*514In related proceedings, inter alia, pursuant to Family Court Act article 6, the father appeals from (1) an order of the Family Court, Kings County (Freeman, J.), dated October 22, 2003, which, in effect, denied his petitions to modify an order of the same court dated May 27, 2003, awarding the mother custody of two of the parties’ children, and (2) an order of the same court, also dated October 22, 2003, which prohibited him from filing any further petitions, applications, or motions relating to his wife or children without certification from his counsel that the factual allegations and claims asserted therein were not frivolous as defined in 22 NYCRR 130-1.1 (c), and further directed that he file no pro se applications without leave of the court. Assigned counsel has submitted a brief in accordance with Anders v California (386 US 738 [1967]), in which he moves to be relieved of the assignment to prosecute these appeals.

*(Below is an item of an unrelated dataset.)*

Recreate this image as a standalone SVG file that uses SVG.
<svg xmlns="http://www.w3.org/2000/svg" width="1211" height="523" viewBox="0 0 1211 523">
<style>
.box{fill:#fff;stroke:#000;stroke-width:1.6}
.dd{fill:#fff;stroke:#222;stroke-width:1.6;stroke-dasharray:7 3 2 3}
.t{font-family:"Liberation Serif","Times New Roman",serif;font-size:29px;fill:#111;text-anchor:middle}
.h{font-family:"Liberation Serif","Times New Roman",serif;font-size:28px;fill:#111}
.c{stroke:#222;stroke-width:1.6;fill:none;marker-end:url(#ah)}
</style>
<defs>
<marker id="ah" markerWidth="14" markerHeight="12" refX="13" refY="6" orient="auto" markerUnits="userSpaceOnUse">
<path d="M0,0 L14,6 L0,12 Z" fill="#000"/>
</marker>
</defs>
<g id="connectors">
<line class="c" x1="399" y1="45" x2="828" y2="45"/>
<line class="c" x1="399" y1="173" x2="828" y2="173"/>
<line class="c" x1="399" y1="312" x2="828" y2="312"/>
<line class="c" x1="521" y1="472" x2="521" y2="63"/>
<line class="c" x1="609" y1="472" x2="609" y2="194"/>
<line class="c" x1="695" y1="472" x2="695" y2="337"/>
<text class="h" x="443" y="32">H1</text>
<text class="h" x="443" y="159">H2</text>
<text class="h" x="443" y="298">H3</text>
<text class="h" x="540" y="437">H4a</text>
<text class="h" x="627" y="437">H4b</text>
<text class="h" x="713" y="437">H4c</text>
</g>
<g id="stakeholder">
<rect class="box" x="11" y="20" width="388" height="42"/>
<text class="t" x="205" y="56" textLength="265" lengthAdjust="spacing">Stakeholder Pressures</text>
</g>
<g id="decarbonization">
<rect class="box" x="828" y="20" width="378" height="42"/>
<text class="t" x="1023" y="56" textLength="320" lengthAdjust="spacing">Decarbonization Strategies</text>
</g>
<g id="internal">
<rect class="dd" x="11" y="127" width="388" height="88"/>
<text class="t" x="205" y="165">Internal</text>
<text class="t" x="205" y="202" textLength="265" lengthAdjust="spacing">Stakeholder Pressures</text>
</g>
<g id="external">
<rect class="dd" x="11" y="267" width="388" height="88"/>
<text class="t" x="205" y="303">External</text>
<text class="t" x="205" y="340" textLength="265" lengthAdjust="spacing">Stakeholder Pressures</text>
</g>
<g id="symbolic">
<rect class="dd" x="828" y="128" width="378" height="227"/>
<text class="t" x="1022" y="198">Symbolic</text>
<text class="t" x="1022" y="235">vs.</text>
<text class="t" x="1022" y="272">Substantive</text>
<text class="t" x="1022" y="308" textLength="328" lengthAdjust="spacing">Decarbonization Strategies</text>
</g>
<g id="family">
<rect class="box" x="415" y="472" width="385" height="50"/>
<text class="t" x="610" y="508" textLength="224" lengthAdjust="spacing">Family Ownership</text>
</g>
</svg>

Ordered that the first order dated October 22, 2003, is affirmed, without costs or disbursements; and it is further,
Ordered that the second order dated October 22, 2003, is modified, on the law, by deleting the provision thereof which prohibited the appellant from filing any further petitions, applications, or motions relating to his wife or children without certification from his counsel that the factual allegations and claims asserted therein are not frivolous as defined in 22 NYCRR 130-1.1 (c); as so modified, the second order dated October 22, 2003, is affirmed, without costs or disbursements.
We have reviewed the record and agree with the father’s assigned counsel that there are no nonfrivolous issues which could be raised on the appeal from the first order dated October 22, 2003, which, in effect, denied his petitions to modify an order of the same court dated May 23, 2003, awarding the mother custody of two of the parties’ children. Counsel’s application for leave to withdraw as counsel on the appeal from the first order is granted (see Anders v California, 386 US 738 [1967]; Matter of Bianca C., 309 AD2d 932 [2003]).

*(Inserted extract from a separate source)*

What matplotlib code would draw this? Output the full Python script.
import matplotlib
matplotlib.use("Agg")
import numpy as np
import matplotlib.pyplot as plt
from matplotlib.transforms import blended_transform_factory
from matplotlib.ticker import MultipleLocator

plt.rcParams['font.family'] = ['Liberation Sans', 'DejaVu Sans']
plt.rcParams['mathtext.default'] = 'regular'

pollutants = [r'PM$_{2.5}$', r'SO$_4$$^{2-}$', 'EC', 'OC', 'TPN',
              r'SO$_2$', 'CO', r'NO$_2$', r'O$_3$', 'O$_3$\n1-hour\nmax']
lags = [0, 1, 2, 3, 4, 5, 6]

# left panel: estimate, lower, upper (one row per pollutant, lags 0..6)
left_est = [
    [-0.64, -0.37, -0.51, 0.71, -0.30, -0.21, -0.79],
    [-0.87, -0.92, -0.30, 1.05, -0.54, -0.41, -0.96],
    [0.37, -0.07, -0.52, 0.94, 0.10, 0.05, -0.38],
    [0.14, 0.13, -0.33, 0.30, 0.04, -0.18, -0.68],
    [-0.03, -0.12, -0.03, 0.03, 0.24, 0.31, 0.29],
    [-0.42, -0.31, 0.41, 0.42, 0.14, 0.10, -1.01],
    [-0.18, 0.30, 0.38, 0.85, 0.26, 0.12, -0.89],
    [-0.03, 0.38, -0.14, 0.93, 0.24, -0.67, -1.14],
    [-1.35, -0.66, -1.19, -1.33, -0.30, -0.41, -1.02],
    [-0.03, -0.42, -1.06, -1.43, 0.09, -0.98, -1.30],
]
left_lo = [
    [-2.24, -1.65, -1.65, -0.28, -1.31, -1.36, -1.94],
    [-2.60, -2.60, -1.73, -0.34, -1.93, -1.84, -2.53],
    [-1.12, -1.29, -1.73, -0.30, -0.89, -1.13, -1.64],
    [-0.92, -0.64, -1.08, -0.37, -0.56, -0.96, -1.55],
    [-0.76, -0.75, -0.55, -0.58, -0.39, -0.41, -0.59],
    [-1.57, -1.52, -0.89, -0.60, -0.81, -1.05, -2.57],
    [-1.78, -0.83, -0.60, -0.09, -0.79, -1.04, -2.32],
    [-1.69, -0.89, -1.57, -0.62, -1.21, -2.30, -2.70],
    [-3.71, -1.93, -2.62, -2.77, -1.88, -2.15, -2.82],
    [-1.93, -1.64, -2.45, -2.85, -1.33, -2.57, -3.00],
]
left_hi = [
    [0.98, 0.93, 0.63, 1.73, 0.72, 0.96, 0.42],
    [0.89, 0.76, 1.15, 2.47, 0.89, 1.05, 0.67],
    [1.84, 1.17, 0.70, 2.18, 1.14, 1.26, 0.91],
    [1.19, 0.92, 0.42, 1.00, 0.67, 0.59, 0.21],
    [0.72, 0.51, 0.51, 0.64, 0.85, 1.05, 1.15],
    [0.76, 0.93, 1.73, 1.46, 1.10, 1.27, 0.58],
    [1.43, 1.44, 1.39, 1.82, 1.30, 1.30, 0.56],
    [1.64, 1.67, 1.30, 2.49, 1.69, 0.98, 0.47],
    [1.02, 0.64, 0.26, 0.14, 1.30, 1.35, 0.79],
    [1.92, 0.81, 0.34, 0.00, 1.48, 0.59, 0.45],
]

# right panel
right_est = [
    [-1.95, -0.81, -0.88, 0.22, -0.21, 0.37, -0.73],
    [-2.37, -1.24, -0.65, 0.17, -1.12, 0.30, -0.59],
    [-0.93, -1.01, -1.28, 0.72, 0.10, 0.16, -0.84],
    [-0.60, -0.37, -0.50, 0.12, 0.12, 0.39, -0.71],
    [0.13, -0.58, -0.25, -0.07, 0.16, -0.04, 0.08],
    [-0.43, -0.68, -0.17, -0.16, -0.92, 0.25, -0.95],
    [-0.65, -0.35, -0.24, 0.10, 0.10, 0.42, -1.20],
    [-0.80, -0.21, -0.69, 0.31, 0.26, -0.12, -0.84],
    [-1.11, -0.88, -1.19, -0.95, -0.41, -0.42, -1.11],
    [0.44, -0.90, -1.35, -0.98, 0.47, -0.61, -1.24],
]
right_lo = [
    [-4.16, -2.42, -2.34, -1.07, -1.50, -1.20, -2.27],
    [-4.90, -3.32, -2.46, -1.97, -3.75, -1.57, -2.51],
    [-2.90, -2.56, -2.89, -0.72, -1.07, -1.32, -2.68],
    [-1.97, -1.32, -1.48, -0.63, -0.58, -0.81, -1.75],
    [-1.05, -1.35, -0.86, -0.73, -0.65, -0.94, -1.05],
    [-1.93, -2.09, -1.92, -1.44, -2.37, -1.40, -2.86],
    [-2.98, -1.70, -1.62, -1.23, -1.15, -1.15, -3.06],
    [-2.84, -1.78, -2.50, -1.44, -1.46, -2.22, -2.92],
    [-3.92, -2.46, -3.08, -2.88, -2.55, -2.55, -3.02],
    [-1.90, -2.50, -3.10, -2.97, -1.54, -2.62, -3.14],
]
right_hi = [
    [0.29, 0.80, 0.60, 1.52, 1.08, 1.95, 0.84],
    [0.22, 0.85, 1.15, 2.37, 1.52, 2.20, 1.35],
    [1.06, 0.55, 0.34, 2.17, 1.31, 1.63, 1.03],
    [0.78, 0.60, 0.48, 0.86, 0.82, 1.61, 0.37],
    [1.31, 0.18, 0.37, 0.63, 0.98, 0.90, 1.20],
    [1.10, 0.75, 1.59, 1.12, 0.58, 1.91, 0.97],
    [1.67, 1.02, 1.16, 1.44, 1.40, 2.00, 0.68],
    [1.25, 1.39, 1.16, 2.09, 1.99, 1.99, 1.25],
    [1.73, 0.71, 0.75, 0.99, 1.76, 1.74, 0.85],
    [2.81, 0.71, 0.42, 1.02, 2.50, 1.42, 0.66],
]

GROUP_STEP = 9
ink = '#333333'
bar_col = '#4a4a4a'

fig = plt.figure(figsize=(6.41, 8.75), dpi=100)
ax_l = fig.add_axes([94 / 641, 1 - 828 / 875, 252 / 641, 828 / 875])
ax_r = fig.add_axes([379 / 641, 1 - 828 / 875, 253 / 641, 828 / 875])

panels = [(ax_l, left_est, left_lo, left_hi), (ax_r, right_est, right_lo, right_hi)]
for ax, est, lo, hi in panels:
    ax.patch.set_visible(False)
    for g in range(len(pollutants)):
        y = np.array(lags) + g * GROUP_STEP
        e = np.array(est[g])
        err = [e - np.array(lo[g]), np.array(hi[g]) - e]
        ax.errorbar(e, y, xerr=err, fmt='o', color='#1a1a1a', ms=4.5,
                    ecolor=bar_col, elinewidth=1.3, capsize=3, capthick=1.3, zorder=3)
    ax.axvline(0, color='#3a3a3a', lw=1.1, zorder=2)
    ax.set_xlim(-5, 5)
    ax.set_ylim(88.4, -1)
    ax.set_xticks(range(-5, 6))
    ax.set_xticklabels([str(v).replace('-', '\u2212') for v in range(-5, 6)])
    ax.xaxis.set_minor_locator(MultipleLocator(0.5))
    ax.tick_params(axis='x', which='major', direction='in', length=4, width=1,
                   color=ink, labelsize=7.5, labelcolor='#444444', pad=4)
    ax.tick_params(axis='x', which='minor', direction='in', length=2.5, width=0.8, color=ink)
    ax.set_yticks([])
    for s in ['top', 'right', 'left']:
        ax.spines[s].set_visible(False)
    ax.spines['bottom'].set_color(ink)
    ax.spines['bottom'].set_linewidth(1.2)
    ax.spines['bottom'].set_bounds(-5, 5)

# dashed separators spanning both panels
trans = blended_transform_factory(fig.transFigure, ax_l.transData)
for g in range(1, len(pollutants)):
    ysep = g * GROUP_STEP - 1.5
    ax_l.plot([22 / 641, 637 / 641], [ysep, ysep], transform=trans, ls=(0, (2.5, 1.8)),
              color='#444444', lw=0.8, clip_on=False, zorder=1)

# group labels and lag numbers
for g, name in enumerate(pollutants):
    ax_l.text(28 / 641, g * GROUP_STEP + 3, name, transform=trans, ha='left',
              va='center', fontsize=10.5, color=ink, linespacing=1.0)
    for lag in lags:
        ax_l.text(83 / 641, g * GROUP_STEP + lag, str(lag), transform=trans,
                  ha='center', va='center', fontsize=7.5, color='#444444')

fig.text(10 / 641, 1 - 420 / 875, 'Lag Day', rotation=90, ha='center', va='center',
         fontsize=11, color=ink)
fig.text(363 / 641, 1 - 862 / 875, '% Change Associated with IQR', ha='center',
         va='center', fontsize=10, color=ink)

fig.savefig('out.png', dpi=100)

However, based upon this Court’s independent review of the record on appeal, we conclude that, with respect to the second order dated October 22, 2003, the Family Court improvidently exercised its discretion by prohibiting the father from filing any *515further applications relating to his wife or children without certification from his counsel that the factual allegations and claims asserted therein were not frivolous as defined in 22 NYCRR 130-1.1 (c). While the Family Court has broad discretion to limit a party’s otherwise free access to the courts where that party abuses the judicial process by engaging in meritless litigation (see Matter of Pignataro v Davis, 8 AD3d 487 [2004]), in this case, the Family Court itself should be able to assess whether any future proposed filings of the father are frivolous. To impose the additional requirement that the father engage counsel to investigate the bona fides of his allegations could, as a practical matter, impose an unwarranted financial restriction on the father’s access to the courts.

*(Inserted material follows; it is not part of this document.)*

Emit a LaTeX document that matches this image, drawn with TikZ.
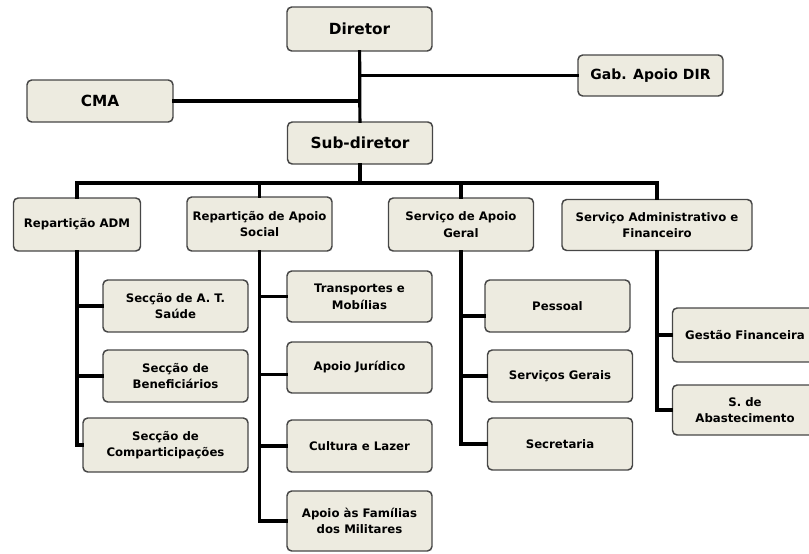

We decline to grant that branch of the assigned counsel’s motion which was for leave to withdraw as counsel on the appeal from the second order dated October 22, 2003, since the mother and the Law Guardian already have submitted written positions on the merits of the issue presented. Under the particular circumstances of this case, we see no purpose to be served by further delaying these proceedings. Accordingly, that branch of the assigned counsel’s motion which was for leave to withdraw as counsel on the appeal from the second order dated October 22, 2003, is denied. H. Miller, J.P., Crane, Spolzino and Skelos, JJ., concur.